End-to-end care for patients who have their operation at the new centre continues to be the responsibility of the surgical team at their ‘home orthopaedic hospital’, with outpatient care provided locally or online. Patients only need to travel to Central Middlesex for their operation. Their ‘home orthopaedic hospital’ surgeons will carry out the operation at the elective orthopaedic centre with the support of a permanent, specialist team and our shared electronic patient record system. Door-to-door transport to and from the new centre is provided for patients who are unable to travel independently or via an existing patient transport scheme and who would otherwise encounter a long, complex or costly journey. Patients also have the support of a patient navigator to help guide them through the pathway and provide easy access to information, including about transport.

The clinical model has been developed with consideration of the whole patient pathway, including routes into and out of MSK community services. The integrated care board’s parallel re-procurement of community MSK services is providing additional opportunities to create a more joined-up experience for patients. Patients will be offered a single point of access to the most appropriate community-based treatment and, when specialist advice or care is needed, a consistent and timely onward referral to one of our ‘home’ orthopaedic hospitals. Post-surgery, the elective orthopaedic centre’s discharge hub acts as single point of referral to the eight north west London boroughs for patients who need social care, community rehabilitation or bedded rehabilitation.

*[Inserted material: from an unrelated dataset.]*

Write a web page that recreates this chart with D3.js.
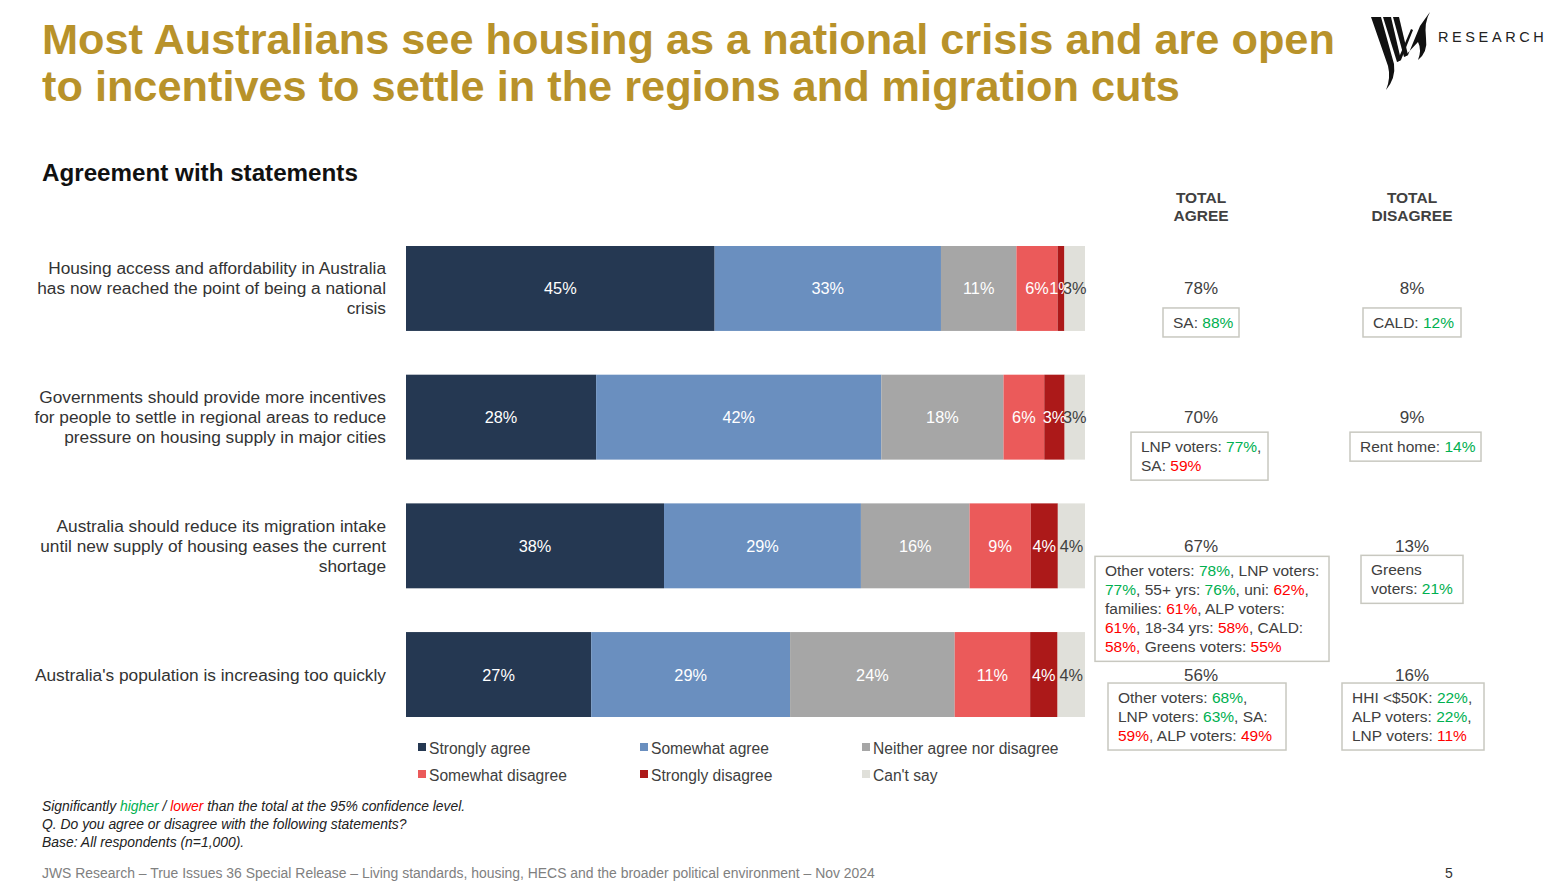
<!DOCTYPE html>
<html><head><meta charset="utf-8">
<script src="https://cdn.jsdelivr.net/npm/d3@7"></script>
<style>
body{margin:0;background:#fff;}
svg{display:block;font-family:"Liberation Sans",Arial,sans-serif;}
</style></head>
<body>
<svg id="c" width="1557" height="883"></svg>
<script>
// ---------- DATA ----------
const statements = [
  ["Housing access and affordability in Australia","has now reached the point of being a national","crisis"],
  ["Governments should provide more incentives","for people to settle in regional areas to reduce","pressure on housing supply in major cities"],
  ["Australia should reduce its migration intake","until new supply of housing eases the current","shortage"],
  ["Australia's population is increasing too quickly"]
];
const responses = ["Strongly agree","Somewhat agree","Neither agree nor disagree","Somewhat disagree","Strongly disagree","Can't say"];
const stronglyAgree    = [45, 28, 38, 27];
const somewhatAgree    = [33, 42, 29, 29];
const neither          = [11, 18, 16, 24];
const somewhatDisagree = [6, 6, 9, 11];
const stronglyDisagree = [1, 3, 4, 4];
const cantSay          = [3, 3, 4, 4];
const totalAgree    = [78, 70, 67, 56];
const totalDisagree = [8, 9, 13, 16];
// notes: lines of [text, tone] ; tone: n normal, h higher, l lower
const agreeNotes = [
  [[["SA: ","n"],["88%","h"]]],
  [[["LNP voters: ","n"],["77%","h"],[",","n"]],[["SA: ","n"],["59%","l"]]],
  [[["Other voters: ","n"],["78%","h"],[", LNP voters:","n"]],
   [["77%","h"],[", 55+ yrs: ","n"],["76%","h"],[", uni: ","n"],["62%","l"],[",","n"]],
   [["families: ","n"],["61%","l"],[", ALP voters:","n"]],
   [["61%","l"],[", 18-34 yrs: ","n"],["58%","l"],[", CALD:","n"]],
   [["58%,","l"],[" Greens voters: ","n"],["55%","l"]]],
  [[["Other voters: ","n"],["68%","h"],[",","n"]],
   [["LNP voters: ","n"],["63%","h"],[", SA:","n"]],
   [["59%","l"],[", ALP voters: ","n"],["49%","l"]]]
];
const disagreeNotes = [
  [[["CALD: ","n"],["12%","h"]]],
  [[["Rent home: ","n"],["14%","h"]]],
  [[["Greens","n"]],[["voters: ","n"],["21%","h"]]],
  [[["HHI <$50K: ","n"],["22%","h"],[",","n"]],
   [["ALP voters: ","n"],["22%","h"],[",","n"]],
   [["LNP voters: ","n"],["11%","l"]]]
];

// ---------- STYLE / LAYOUT ----------
const colors = ["#253852","#6a8fbf","#a6a6a6","#eb5a5a","#ac1919","#e0e0da"];
const toneColor = {n:"#404040", h:"#00b050", l:"#ff0000"};
const gold = "#b8922a";
const agreeBox = {left:[1163,1131,1095,1108], width:[76,137,234,178], dy:[19.5,15,10.5,8.5]};
const disBox   = {left:[1363,1350,1361,1342], width:[98,131,102,142], dy:[19.5,15,9.5,8.5]};
const colAgreeX = 1201, colDisX = 1412;

const svg = d3.select("#c");

// Title
const title = svg.append("text").attr("fill",gold).attr("font-weight","bold").attr("font-size",43.3);
title.append("tspan").attr("x",42).attr("y",54).text("Most Australians see housing as a national crisis and are open");
title.append("tspan").attr("x",42).attr("y",101).text("to incentives to settle in the regions and migration cuts");

// Logo
const logo = svg.append("g").attr("fill","#111");
const logoShapes = [
  "M1371,17 L1381,17 L1394,64 Q1396,78 1386,90 Q1391,78 1388,66 Z",
  "M1383,17 L1391,17 L1401,60 L1397,62 Z",
  "M1393,17 L1399,17 L1408,55 L1404,57 Z",
  "M1397,62 L1401,60 L1413,30 L1411,29 Z",
  "M1404,57 L1408,55 L1420,26 Q1427,16 1430,12 Q1424,22 1426,38 Q1428,52 1418,60 Q1422,50 1418,42 Z"
];
logoShapes.forEach(p=>logo.append("path").attr("d",p));
svg.append("text").attr("x",1438).attr("y",42).attr("font-size",14.5).attr("letter-spacing",3.6)
  .attr("fill","#222").text("RESEARCH");

// Subtitle
svg.append("text").attr("x",42).attr("y",181).attr("font-size",24.2).attr("font-weight","bold")
  .attr("fill","#111").text("Agreement with statements");

// Column headers
[[colAgreeX,["TOTAL","AGREE"]],[colDisX,["TOTAL","DISAGREE"]]].forEach(([x,lines])=>{
  const t = svg.append("text").attr("text-anchor","middle").attr("font-weight","bold")
    .attr("font-size",15.5).attr("fill","#404040");
  lines.forEach((l,i)=>t.append("tspan").attr("x",x).attr("y",203+i*17.5).text(l));
});

// Scales
const y = d3.scaleBand().domain(d3.range(statements.length)).range([246,717]).paddingInner(0.34).paddingOuter(0);
const x = d3.scaleLinear().domain([0,1]).range([406,1085]);
const color = d3.scaleOrdinal().domain(responses).range(colors);

const rows = statements.map((s,i)=>({
  idx:i,
  [responses[0]]:stronglyAgree[i],[responses[1]]:somewhatAgree[i],[responses[2]]:neither[i],
  [responses[3]]:somewhatDisagree[i],[responses[4]]:stronglyDisagree[i],[responses[5]]:cantSay[i]
}));
const series = d3.stack().keys(responses).offset(d3.stackOffsetExpand)(rows);

const gBars = svg.append("g");
series.forEach((ser,k)=>{
  ser.forEach((d,i)=>{
    gBars.append("rect").attr("x",x(d[0])).attr("y",y(i)).attr("width",x(d[1])-x(d[0]))
      .attr("height",y.bandwidth()).attr("fill",color(ser.key));
  });
});
series.forEach((ser,k)=>{
  ser.forEach((d,i)=>{
    gBars.append("text").attr("x",(x(d[0])+x(d[1]))/2).attr("y",y(i)+y.bandwidth()/2+6)
      .attr("text-anchor","middle").attr("font-size",16.3)
      .attr("fill",k===5?"#404040":"#fff").text(d.data[ser.key]+"%");
  });
});

// Category labels
statements.forEach((lines,i)=>{
  const cy = y(i)+y.bandwidth()/2;
  const t = svg.append("text").attr("text-anchor","end").attr("font-size",17.3).attr("fill","#333");
  const n = lines.length;
  lines.forEach((l,j)=>t.append("tspan").attr("x",386).attr("y",cy+6+(j-(n-1)/2)*20).text(l));
});

// Totals and notes
function drawNote(left, top, width, lines){
  svg.append("rect").attr("x",left).attr("y",top).attr("width",width).attr("height",19*lines.length+10)
    .attr("fill","#fff").attr("stroke","#c8c8c0").attr("stroke-width",1.5);
  lines.forEach((segs,j)=>{
    const t = svg.append("text").attr("x",left+10).attr("y",top+20+j*19).attr("font-size",15.5);
    segs.forEach(([txt,tone])=>t.append("tspan").attr("fill",toneColor[tone]).text(txt));
  });
}
statements.forEach((s,i)=>{
  const cy = y(i)+y.bandwidth()/2;
  svg.append("text").attr("x",colAgreeX).attr("y",cy+6).attr("text-anchor","middle")
    .attr("font-size",17).attr("fill","#404040").text(totalAgree[i]+"%");
  svg.append("text").attr("x",colDisX).attr("y",cy+6).attr("text-anchor","middle")
    .attr("font-size",17).attr("fill","#404040").text(totalDisagree[i]+"%");
  drawNote(agreeBox.left[i], cy+agreeBox.dy[i], agreeBox.width[i], agreeNotes[i]);
  drawNote(disBox.left[i], cy+disBox.dy[i], disBox.width[i], disagreeNotes[i]);
});

// Legend
const legX = [418,640,862], legY = [748,775];
responses.forEach((r,i)=>{
  const lx = legX[i%3], ly = legY[Math.floor(i/3)];
  svg.append("rect").attr("x",lx).attr("y",ly-5).attr("width",8).attr("height",8).attr("fill",color(r));
  svg.append("text").attr("x",lx+11).attr("y",ly+5.5).attr("font-size",15.6).attr("fill","#404040").text(r);
});

// Footnotes
const fs = 13.9;
const f1 = svg.append("text").attr("x",42).attr("y",811).attr("font-size",fs).attr("font-style","italic").attr("fill","#222");
f1.append("tspan").text("Significantly ");
f1.append("tspan").attr("fill","#00b050").text("higher");
f1.append("tspan").text(" / ");
f1.append("tspan").attr("fill","#ff0000").text("lower");
f1.append("tspan").text(" than the total at the 95% confidence level.");
svg.append("text").attr("x",42).attr("y",829).attr("font-size",fs).attr("font-style","italic").attr("fill","#222")
  .text("Q. Do you agree or disagree with the following statements?");
svg.append("text").attr("x",42).attr("y",847).attr("font-size",fs).attr("font-style","italic").attr("fill","#222")
  .text("Base: All respondents (n=1,000).");
svg.append("text").attr("x",42).attr("y",878).attr("font-size",13.95).attr("fill","#808080")
  .text("JWS Research \u2013 True Issues 36 Special Release \u2013 Living standards, housing, HECS and the broader political environment \u2013 Nov 2024");
svg.append("text").attr("x",1449).attr("y",878).attr("font-size",14).attr("text-anchor","middle").attr("fill","#333").text("5");
</script>
</body></html>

How does this work in practice?

Here is an example of how the new pathway will work for Samira, 70, who is experiencing growing hip pain and stiffness. 

Elective orthopaedic care - Samira case study


What benefits will be delivered?

Care will be of a consistently high quality, benefitting from latest best practice and research, provided by clinical teams that are highly skilled in their procedures – we expect to see a reduction in surgical complications and length of stay.

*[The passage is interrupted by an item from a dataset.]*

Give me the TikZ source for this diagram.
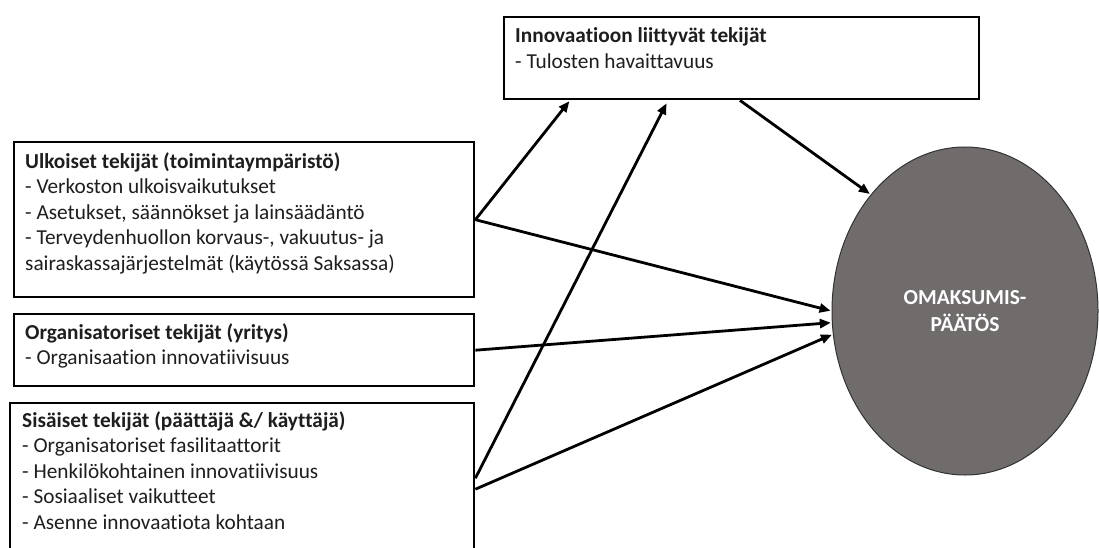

All orthopaedic surgery patients will have faster and fairer access to surgery, as we will be able to use the capacity created in other north west London hospitals for surgical patients who have more complex needs and for other specialties.

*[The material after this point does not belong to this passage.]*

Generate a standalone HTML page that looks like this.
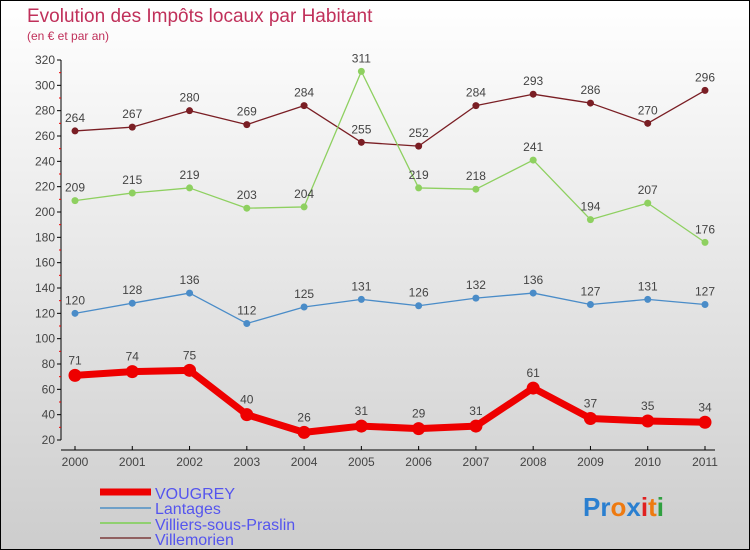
<!DOCTYPE html>
<html><head><meta charset="utf-8"><style>
body{margin:0}
svg{display:block;font-family:"Liberation Sans",sans-serif}
</style></head><body>
<svg id="chart" width="750" height="550" viewBox="0 0 750 550">
<defs><linearGradient id="bg" x1="0" y1="0" x2="0" y2="1"><stop offset="0" stop-color="#ffffff"/><stop offset="1" stop-color="#cdcdcd"/></linearGradient></defs>
<rect x="0.5" y="0.5" width="749" height="549" fill="url(#bg)" stroke="#000"/>
<text x="27" y="22" font-size="19" fill="#c0305a">Evolution des Impôts locaux par Habitant</text>
<text x="27" y="40" font-size="12" fill="#c0305a">(en € et par an)</text>
<g id="axes"></g>
<g id="series"></g>
<g>
<line x1="100" y1="492" x2="151" y2="492" stroke="#ee0000" stroke-width="7"/>
<text x="155" y="499" font-size="16" fill="#5555ee">VOUGREY</text>
<line x1="100" y1="508" x2="151" y2="508" stroke="#6fa0c8" stroke-width="2"/>
<text x="155" y="514" font-size="16" fill="#5555ee">Lantages</text>
<line x1="100" y1="523" x2="151" y2="523" stroke="#90d070" stroke-width="2"/>
<text x="155" y="530" font-size="16" fill="#5555ee">Villiers-sous-Praslin</text>
<line x1="100" y1="538" x2="151" y2="538" stroke="#906060" stroke-width="2"/>
<text x="155" y="545" font-size="16" fill="#5555ee">Villemorien</text>
</g>
<text x="583" y="516" font-size="26" font-weight="bold"><tspan fill="#2a7fd0">Pr</tspan><tspan fill="#ee7a10">o</tspan><tspan fill="#2a7fd0">x</tspan><tspan fill="#e02020">i</tspan><tspan fill="#ee7a10">t</tspan><tspan fill="#30a040">i</tspan></text>
</svg>
<script>
const years=["2000","2001","2002","2003","2004","2005","2006","2007","2008","2009","2010","2011"];
const yTicks=[20,40,60,80,100,120,140,160,180,200,220,240,260,280,300,320];
const vougrey=[71,74,75,40,26,31,29,31,61,37,35,34];
const lantages=[120,128,136,112,125,131,126,132,136,127,131,127];
const villiers=[209,215,219,203,204,311,219,218,241,194,207,176];
const villemorien=[264,267,280,269,284,255,252,284,293,286,270,296];
const NS="http://www.w3.org/2000/svg";
const X=i=>75+i*(630/11);
const Y=v=>440-(v-20)*380/300;
function mk(t,a,p){const e=document.createElementNS(NS,t);for(const k in a)e.setAttribute(k,a[k]);p.appendChild(e);return e;}
const ax=document.getElementById('axes');
let yl=mk('line',{x1:61,y1:Y(320),x2:61,y2:Y(20),stroke:'#000'},ax);


let xl=mk('line',{x1:61,y1:450,x2:715,y2:450,stroke:'#000'},ax);


const yMax=yTicks[yTicks.length-1];
yTicks.forEach(v=>{
 mk('line',{x1:57,y1:Y(v),x2:61,y2:Y(v),stroke:'#000'},ax);
 if(v<yMax) mk('line',{x1:59,y1:Y(v+10),x2:61,y2:Y(v+10),stroke:'#e00'},ax);
 const t=mk('text',{x:55,y:Y(v)+4,'font-size':12,fill:'#444','text-anchor':'end'},ax);t.textContent=v;
 
 
});
years.forEach((y,i)=>{
 mk('line',{x1:X(i),y1:446,x2:X(i),y2:450,stroke:'#000'},ax);
 const t=mk('text',{x:X(i),y:466,'font-size':12,fill:'#444','text-anchor':'middle'},ax);t.textContent=y;
 
 
});
const sg=document.getElementById('series');
function draw(vals,color,w,r,name){
 const g=mk('g',{},sg);
 
 
 mk('polyline',{points:vals.map((v,i)=>X(i)+','+Y(v)).join(' '),fill:'none',stroke:color,'stroke-width':w,'stroke-linejoin':'round'},g);
 vals.forEach((v,i)=>{
  const c=mk('circle',{cx:X(i),cy:Y(v),r:r,fill:color},g);
  
  
  const t=mk('text',{x:X(i),y:Y(v)-9-(r>5?2:0),'font-size':12,fill:'#444','text-anchor':'middle'},g);t.textContent=v;
  
  
 });
}
draw(villemorien,'#7a1e24',1.3,3.5,'villemorien');
draw(villiers,'#8ed060',1.3,3.5,'villiers');
draw(lantages,'#4a8cc8',1.3,3.5,'lantages');
draw(vougrey,'#ee0000',7,6.5,'vougrey');
</script>
</body></html>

Patients at the elective orthopaedic centre are much less likely to have their operation postponed due to emergency care pressures as the Central Middlesex is completely separated from emergency services. 

The elective orthopaedic centre will be extremely efficient, enabling more patients to be treated at a lower cost per operation.

Staff will have more opportunities to develop their skills and experience.


We have put a strong focus on ensuring equity throughout the development of our proposal – we have used an integrated impact assessment, alongside our consultation feedback to identify key challenges and possible responses. We know that people from black, Asian and other minority ethnic communities are less likely to seek orthopaedic surgery than other groups. We will be undertaking more detailed waiting list monitoring and improving communications, engagement and support. We want to make the most of digital and other technological advances without leaving anyone behind. We are tackling this issue across all of our services and will roll out new responses to support the new clinical model, including tailored communications and face-to-face service options for patients who do not want – or are not able – to use digital platforms. We will also offer interested patients help with building and using their digital skills to support their health and healthcare.